◆ Work required
Starting at the first line of the data, print each line verbatim up to and including the line bearing "const colors = ['#4F81BD', '#C0504D', '#9BBB59'];", omitting pictures.

◆ Source data

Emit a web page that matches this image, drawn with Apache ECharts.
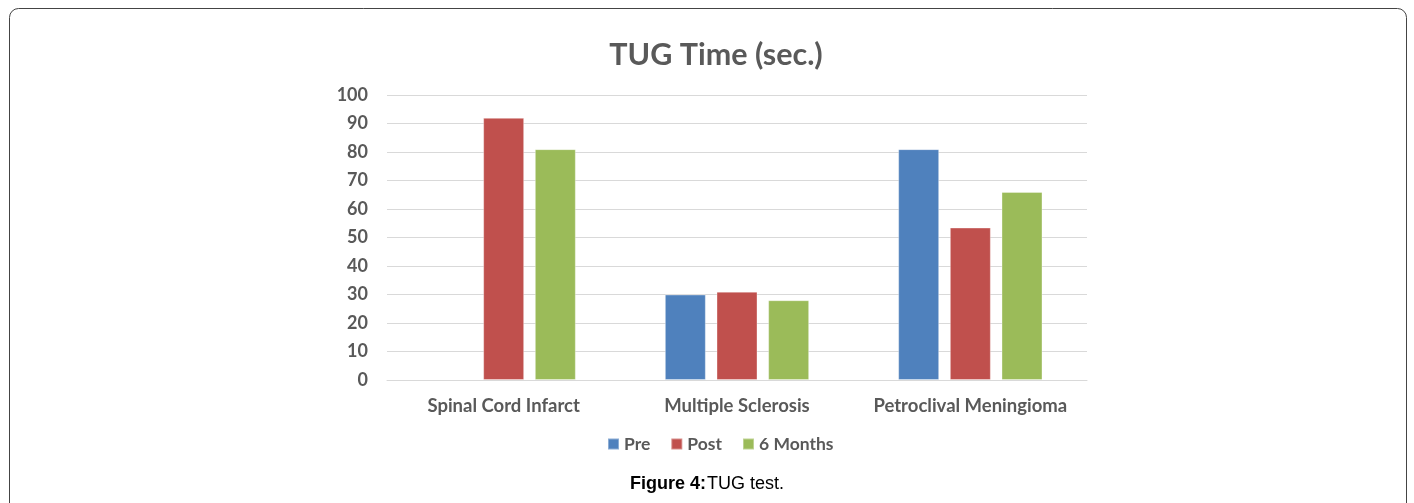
<!DOCTYPE html>
<html><head><meta charset="utf-8">
<script src="https://cdn.jsdelivr.net/npm/echarts@6/dist/echarts.min.js"></script>
<style>html,body{margin:0;padding:0;background:#fff;}#c{width:1414px;height:503px;}</style>
</head><body><div id="c"></div>
<script>
const categories = ['Spinal Cord Infarct', 'Multiple Sclerosis', 'Petroclival Meningioma'];
const preValues = [null, 30, 81];
const postValues = [92, 31, 53.5];
const sixMonthValues = [81, 28, 66];
const seriesNames = ['Pre', 'Post', '6 Months'];
const colors = ['#4F81BD', '#C0504D', '#9BBB59'];

const chart = echarts.init(document.getElementById('c'));
const lbl = {fontFamily: 'Lato', fontWeight: 'bold', fontSize: 18.5, color: '#595959'};
function mk(name, data, color) {
  return {name, type: 'bar', data, barWidth: 41, barGap: '26%',
    itemStyle: {color, borderColor: 'rgba(255,255,255,0.35)', borderWidth: 1}};
}
chart.setOption({
  animation: false,
  legend: {data: seriesNames, left: 602, top: 430, itemWidth: 11, itemHeight: 11, itemGap: 20,
    icon: 'rect', textStyle: Object.assign({}, lbl, {fontSize: 17.5})},
  grid: {left: 387, right: 327, top: 95, bottom: 123},
  xAxis: {type: 'category', data: categories,
    axisLine: {lineStyle: {color: '#d9d9d9', width: 1}}, axisTick: {show: false},
    axisLabel: Object.assign({margin: 17, interval: 0}, lbl)},
  yAxis: {type: 'value', min: 0, max: 100, interval: 10,
    axisLine: {show: false}, axisTick: {show: false},
    splitLine: {lineStyle: {color: '#d9d9d9', width: 1}},
    axisLabel: Object.assign({margin: 19}, lbl, {fontSize: 18})},
  series: [mk(seriesNames[0], preValues, colors[0]), mk(seriesNames[1], postValues, colors[1]), mk(seriesNames[2], sixMonthValues, colors[2])],
  graphic: [
    {type: 'rect', shape: {x: 9.5, y: 8.5, width: 1397, height: 505, r: 9}, style: {fill: 'none', stroke: '#444', lineWidth: 1}},
    {type: 'text', x: 716, y: 55, style: {text: 'TUG Time (sec.)', align: 'center', verticalAlign: 'middle',
      font: 'bold 30.5px Lato', fill: '#595959'}},
    {type: 'text', x: 630, y: 484, style: {text: 'Figure 4:', verticalAlign: 'middle', font: 'bold 18px "Liberation Sans"', fill: '#000'}},
    {type: 'text', x: 707, y: 484, style: {text: 'TUG test.', verticalAlign: 'middle', font: '18px "Liberation Sans"', fill: '#000'}}
  ]
});
</script></body></html>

◆ Exercise output
Emit a web page that matches this image, drawn with Apache ECharts.
<!DOCTYPE html>
<html><head><meta charset="utf-8">
<script src="https://cdn.jsdelivr.net/npm/echarts@6/dist/echarts.min.js"></script>
<style>html,body{margin:0;padding:0;background:#fff;}#c{width:1414px;height:503px;}</style>
</head><body><div id="c"></div>
<script>
const categories = ['Spinal Cord Infarct', 'Multiple Sclerosis', 'Petroclival Meningioma'];
const preValues = [null, 30, 81];
const postValues = [92, 31, 53.5];
const sixMonthValues = [81, 28, 66];
const seriesNames = ['Pre', 'Post', '6 Months'];
const colors = ['#4F81BD', '#C0504D', '#9BBB59'];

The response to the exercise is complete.